Great comments and a proper discussion here, and no personal attacks! What is going on?

I don't have any children yet, but I am appalled by the nonsense on both sides. My once-high opinion of Dave and George has crashed. In November Dave said that the UK could thrive outside the EU, now he says that leaving would put a bomb under the economy. Was he lying then or is he lying now? Does he think we can't see the scenery moving?

George says we will be poorer in the long-run, but his assumption is that he will be incompetent if we vote to Leave.

On the other side Boris and Gove claim to be pro-immigration and yet are hammering the anti-immigration drum.

I am voting to Leave, for various reasons, but O don't really mind if we stay.

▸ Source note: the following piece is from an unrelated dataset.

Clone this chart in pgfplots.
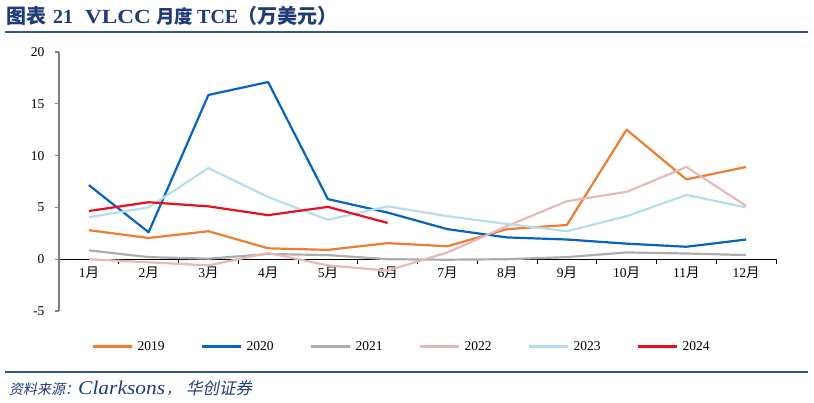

What I do mind is how our domestic politics has been totally crashed by this discussion. It could have been so much more high-minded...

AndrewZ said...

An intervention from Merkel is more likely to help “leave” than “remain”. Firstly, because a German leader telling Britons about their future in Europe will push a lot of emotional buttons among some sections of the electorate. Secondly, because Merkel is now so strongly associated with the migrant crisis that it would only remind people of the “leave” campaign’s claims about unrestricted immigration from the EU. The only way Merkel could help “remain” would be if her intervention provoked such a furious response from some “leave” supporters that the reaction became the story. But since “remain” have been smearing “leave” as xenophobic little-Englanders from the very beginning, most people would probably dismiss the story as more of the same so it wouldn’t have much effect.